Por otra parte, ignorante como soy de estas cosas, a menudo me ha llamado la atención que cuando se habla de ese evento cultural al que nunca se sabe si encasillarlo en el género de los deportes o el de los espectáculos, se habla de «los toros», «el toreo», «la fiesta brava», siempre acordándole el protagonismo esencial al toro, no al torero; ni siquiera repartiéndolo entre ambos… Los toreros tienen nombre y apellido, los toros un apodo efímero. Y sin embargo son los toros, es el toro con su fuerza tremenda y su tremenda belleza, es el toro con su turbulenta pasión, un toro que llega desde una remota antigüedad representado en la piedra o en el hierro, el que conmueve y se lleva la fiesta.


… El hombre frente al toro, el hombre frente a la fuerza, la belleza y aun la pasión de la naturaleza que quiere permanecer.

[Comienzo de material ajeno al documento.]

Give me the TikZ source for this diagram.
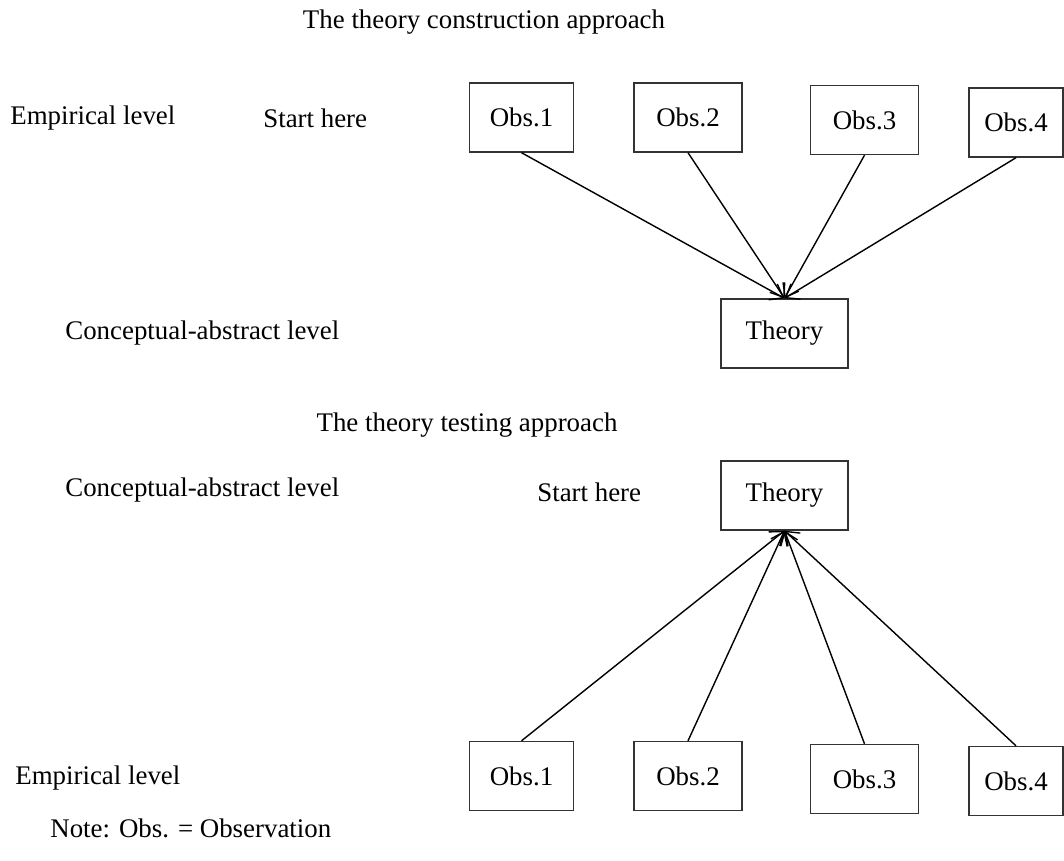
\documentclass[tikz,border=0pt]{standalone}
\usepackage{fontspec}
\setmainfont{Liberation Serif}
\usetikzlibrary{arrows.meta}

\begin{document}
\begin{tikzpicture}[x=0.02cm, y=-0.02cm,
        font=\fontsize{15.3}{18}\selectfont,
        obs/.style={draw=black!80, line width=0.8pt, minimum width=2.16cm, minimum height=1.38cm, inner sep=0pt},
        thy/.style={obs, minimum width=2.54cm},
        lbl/.style={anchor=west, inner sep=0pt},
        arr/.style={-{Straight Barb[length=2.4mm, width=3.6mm]}, line width=0.8pt}]
      \useasboundingbox (0,0) rectangle (1064,861);
      % construction: observations first, theory below
      \node[inner sep=0pt] (t1) at (484,22) {The theory construction approach};
      \node[lbl] (emp1) at (10,118) {Empirical level};
      \node[lbl] (st1) at (263,118) {Start here};
      \node[obs, minimum width=2.08cm] (a1) at (521.5,117.5) {Obs.1};
      \node[obs] (a2) at (688,117.5) {Obs.2};
      \node[obs] (a3) at (864.5,120) {Obs.3};
      \node[obs, minimum width=1.88cm] (a4) at (1016,122.5) {Obs.4};
      \node[lbl] (con1) at (65,333) {Conceptual-abstract level};
      \node[thy] (th1) at (784.5,333.5) {Theory};
      \draw[arr] (a1.south) -- (th1.north);
      \draw[arr] (a2.south) -- (th1.north);
      \draw[arr] (a3.south) -- (th1.north);
      \draw[arr] (a4.south) -- (th1.north);
      % testing: theory first, observations below
      \node[inner sep=0pt] (t2) at (467,425) {The theory testing approach};
      \node[lbl] (con2) at (65,490) {Conceptual-abstract level};
      \node[lbl] (st2) at (537,492) {Start here};
      \node[thy] (th2) at (784.5,495.5) {Theory};
      \node[lbl] (emp2) at (15,778) {Empirical level};
      \node[obs, minimum width=2.08cm] (b1) at (521.5,776) {Obs.1};
      \node[obs] (b2) at (688,776) {Obs.2};
      \node[obs] (b3) at (864.5,779) {Obs.3};
      \node[obs, minimum width=1.88cm] (b4) at (1016,781) {Obs.4};
      \draw[arr] (b1.north) -- (th2.south);
      \draw[arr] (b2.north) -- (th2.south);
      \draw[arr] (b3.north) -- (th2.south);
      \draw[arr] (b4.north) -- (th2.south);
      \node[lbl] (note) at (50,828) {Note: Obs. = Observation};
      \end{tikzpicture}
\end{document}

El torero sale a matar pero teme, teme equivocarse, pone en riesgo su vida. ¿Algo en ese temor del torero no nos hará preguntarnos si en el comienzo de los comienzos hubo quizá un equívoco, si el hombre no será un ser equivocado? Todo lo pienso, claro, desde mi escritorio, porque desgraciadamente yo no soy un aficionado a la fiesta brava. Pero mucho hay que aprender de ella.”

Así habló –palpitó, pensó, escribió— Raúl Dorra Zach, miembro de la Academia Mexicana de la Lengua, humanista ejemplar, poeta de las letras y de la vida, amigo y maestro inolvidable.